My issue is that I just started selling on Amazon, and because they take the biggest chunk of fees at 15% (compared to eBay (10%) and Tindie (5%)) I hadn't been driving traffic to Amazon. Of course. So, I created a sale and easily hit the performance target in the last week.
I understand why they have these performance targets, but it just makes it difficult again for low volume hacker projects like mine to be sold on Amazon.
Unfair Buyer Ratings
This isn't Amazon's fault at all, but I feel backed in a corner with dealing with these. My most recent issue is a buyer who ordered on Sunday afternoon. The product was shipped Monday morning, in USPS's possession by tracking time stamp within ~22 hours. The product was then delivered Friday. Not good enough for this buy, as this individual gave me a 1 star review on Thursday, before the product was delivered, for "slow shipping". Sigh. I write a polite response, but again, a 1 star review on a low volume account is pretty crippling.

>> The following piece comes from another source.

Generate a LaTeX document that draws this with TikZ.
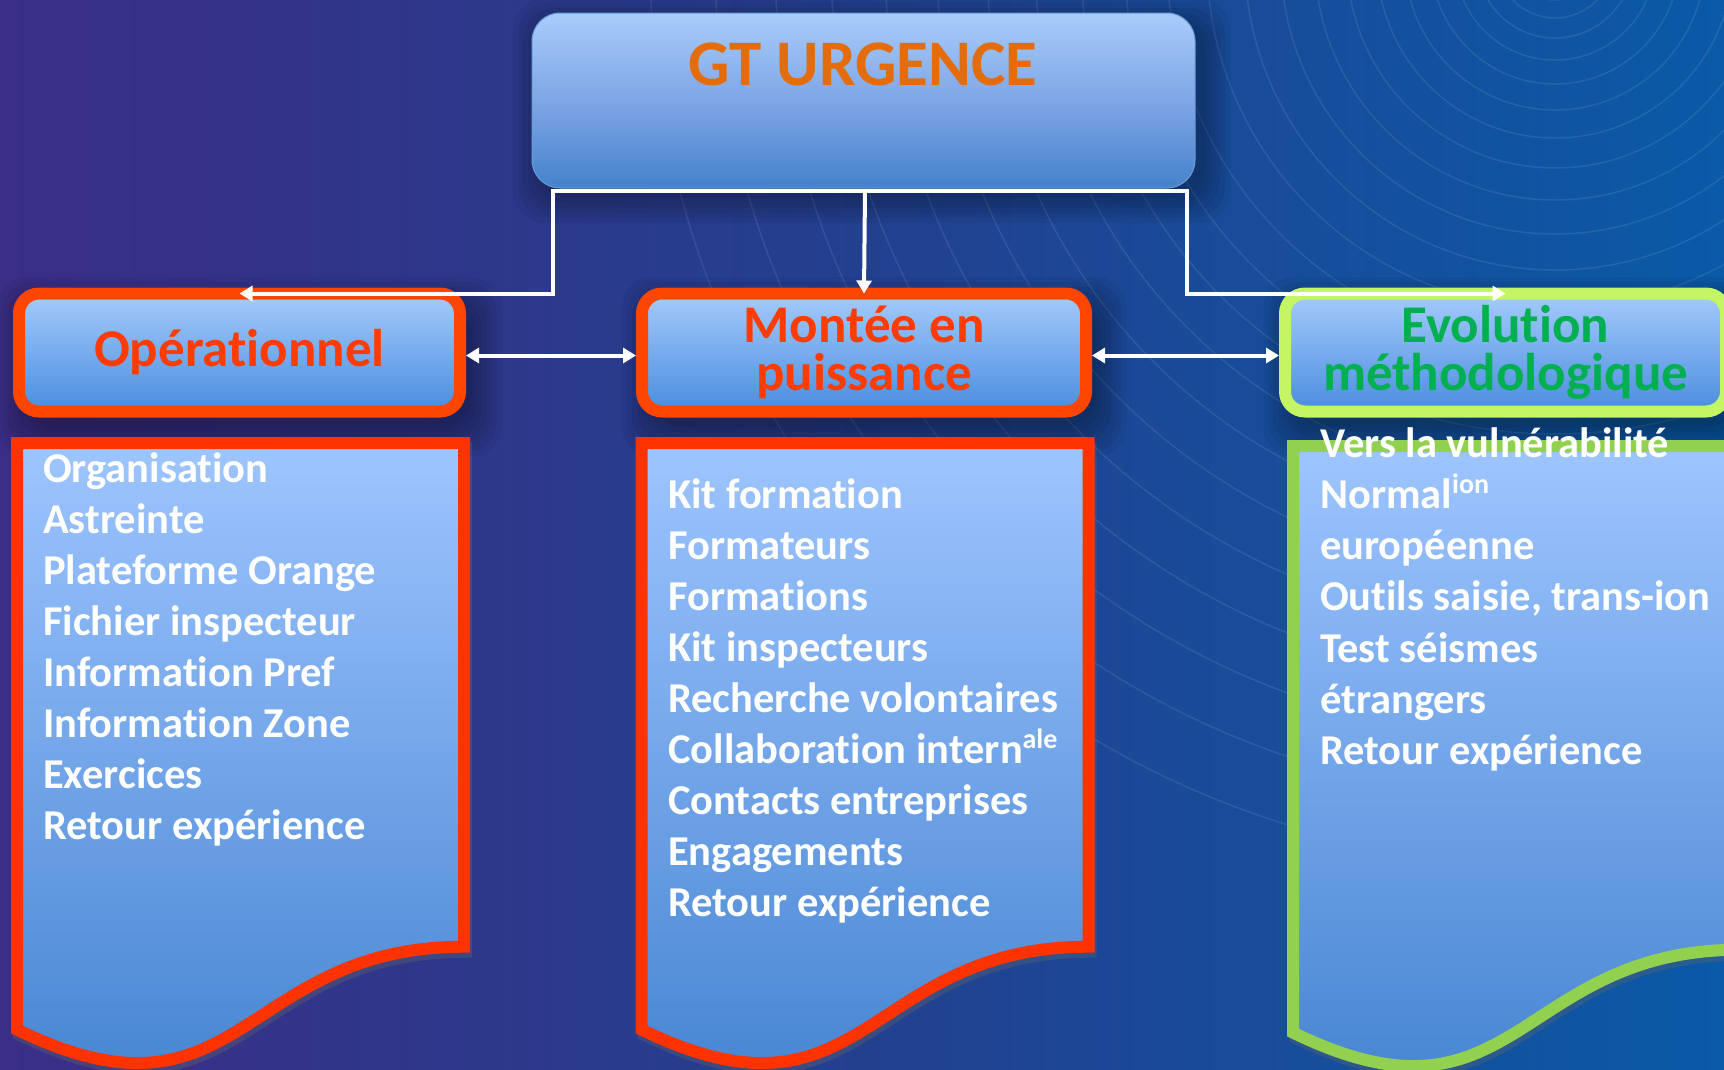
\documentclass[tikz,border=0pt]{standalone}
\usepackage{fontspec}
\setmainfont{Carlito}[Ligatures={NoCommon,NoContextual}]
\usetikzlibrary{arrows.meta,calc}
\definecolor{bgL}{HTML}{3A2E86}
\definecolor{bgM}{HTML}{23408F}
\definecolor{bgR}{HTML}{0A5AA7}
\definecolor{hdTop}{HTML}{A4CBFD}
\definecolor{hdBot}{HTML}{4A8DDD}
\definecolor{dcTop}{HTML}{9EC5FF}
\definecolor{dcBot}{HTML}{3F80CE}
\definecolor{gtTop}{HTML}{A8CCFA}
\definecolor{gtMid}{HTML}{7FA6E6}
\definecolor{gtBot}{HTML}{4482CB}
\definecolor{hdRed}{HTML}{FF4600}
\definecolor{dcRed}{HTML}{FF3300}
\definecolor{txRed}{HTML}{FF3C00}
\definecolor{hdLime}{HTML}{C4F564}
\definecolor{dcGreen}{HTML}{92D050}
\definecolor{txGreen}{HTML}{00B050}
\definecolor{txOrange}{HTML}{E46C0A}
\newcommand\docshape[3][]{%
  \path[#1] (#2,#3) -- ({#2+447},#3) -- ({#2+447},{#3+503.7})
    .. controls ({#2+223.5},{#3+503.7}) and ({#2+223.5},{#3+695.5}) .. (#2,{#3+586.6}) -- cycle;}
\newcommand\hdshadow[1]{%
  \foreach \sh in {0,5,...,30}{
    \fill[black,opacity=0.05,rounded corners=30pt]
      ({#1-220+8-\sh},{352-59+14-\sh}) rectangle ({#1+220+12+\sh},{352+59+16+\sh});}}
\begin{document}
\begin{tikzpicture}[x=1pt,y=-1pt,
  arcs/.style={draw=white,opacity=0.09,line width=1.5pt},
  topbox/.style={rounded corners=28pt,minimum width=663pt,minimum height=175pt,
    top color=gtTop,bottom color=gtBot,middle color=gtMid,draw=gtBot!80!white,line width=1pt,inner sep=0pt},
  titletext/.style={text=txOrange,font=\fontsize{65}{65}\selectfont\bfseries,anchor=base,inner sep=0pt},
  hdr/.style={rounded corners=20pt,line width=12pt,minimum width=441pt,minimum height=118pt,
    top color=hdTop,bottom color=hdBot,align=center,inner sep=0pt,
    font=\fontsize{53}{48}\selectfont\bfseries},
  doc/.style={line width=12pt,line join=miter,top color=dcTop,bottom color=dcBot},
  docshadow/.style={draw=black!60,opacity=0.35,line width=12pt,line join=miter,shift={(2,5)}},
  item/.style={text=white,font=\fontsize{42.5}{51}\selectfont\bfseries,anchor=base west,inner sep=0pt},
  conn/.style={draw=white,line width=4pt},
  tip/.style={-{Triangle[width=15pt,length=13pt]}},
  dtip/.style={{Triangle[width=15pt,length=13pt]}-{Triangle[width=15pt,length=13pt]}}
]
\useasboundingbox (0,0) rectangle (1724,1069);
\shade[left color=bgL,right color=bgR,middle color=bgM] (0,0) rectangle (1724,1069);
\foreach \r in {40,58,78,100,124,150,178,208,240,274,310,348,388,430,474,520,568,618,670,724,780,840,905}
  \draw[arcs] (1555,-40) circle[radius=\r];

% shadows
\hdshadow{239.5}
\hdshadow{864}
\hdshadow{1505.5}
\foreach \sh in {0,5,...,25}{
  \fill[black,opacity=0.05,rounded corners=32pt] ({532+6-\sh},{13+10-\sh}) rectangle ({1195+10+\sh},{188+10+\sh});}

% top box
\node[topbox] (gt) at (863.5,100.5) {};
\node[titletext] (gtt) at (863,85) {GT URGENCE};

% headers
\node[hdr,draw=hdRed,text=txRed] (op) at (239.5,352.5) {Opérationnel};
\node[hdr,draw=hdRed,text=txRed,minimum width=444pt] (mp) at (864,352.5) {Montée en\\puissance};
\node[hdr,draw=hdLime,text=txGreen] (ev) at (1505.5,352.5) {Evolution\\méthodologique};

% connectors
\coordinate (jl) at (553,191);
\coordinate (jm) at (865,191);
\coordinate (jr) at (1187,191);
\draw[conn,line cap=rect] (jl) -- (jr);
\draw[conn,tip] (jl) |- ([yshift=-6pt]op.north);
\draw[conn,tip] (jm) -- ([yshift=-6pt]mp.north);
\draw[conn,tip] (jr) |- ([yshift=-6pt]ev.north);
\draw[conn,dtip] ([yshift=-3pt]op.east) -- ([yshift=-3pt]mp.west);
\draw[conn,dtip] ([yshift=-3pt]mp.east) -- ([yshift=-3pt]ev.west);

% lower document boxes
\docshape[docshadow]{17}{443}
\docshape[docshadow]{641.5}{443}
\docshape[docshadow]{1293}{446}
\docshape[doc,draw=dcRed]{17}{443}
\docshape[doc,draw=dcRed]{641.5}{443}
\docshape[doc,draw=dcGreen]{1293}{446}

% lists
\foreach \t [count=\i] in {Organisation,Astreinte,Plateforme Orange,Fichier inspecteur,
  Information Pref,Information Zone,Exercices,Retour expérience}
  \node[item] (opl\i) at (43,{482+51.05*(\i-1)}) {\t};
\foreach \t [count=\i] in {Kit formation,Formateurs,Formations,Kit inspecteurs,
  Recherche volontaires,{Collaboration intern\raisebox{0.36em}{\fontsize{28}{28}\selectfont ale}},
  Contacts entreprises,Engagements,Retour expérience}
  \node[item] (mpl\i) at (668,{508+51.1*(\i-1)}) {\t};
\foreach \t [count=\i] in {Vers la vulnérabilité,{Normal\raisebox{0.36em}{\fontsize{28}{28}\selectfont ion}},
  européenne,{Outils saisie, trans-ion},Test séismes,étrangers,Retour expérience}
  \node[item] (evl\i) at (1320,{457+51.3*(\i-1)}) {\t};
\end{tikzpicture}
\end{document}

Amazon is difficult to use for low volume. If you are bringing your own traffic and buyers, send them to Tindie and be done. Tindie has the lowest fee at 5% take of sales. If you need customers to find your site on their own through the marketplace, consider eBay, which takes 10%. Both have a Paypal fee on top of it.
If selling more then 40 items per month, consider Amazon:
- Aim to sell almost 40 units a month under their premium account. You'll win the buy box for your product and the product page won't feel so weird.
- Learn and use the annoying Excel spreadsheet inventory templates from day 1. The web inventory UI is complete garbage.
- Seriously consider all the upsells to use Amazon FBA, but study the numbers. Their entire service seems to revolve around this. Faster shipping will keep hard to please customers happy.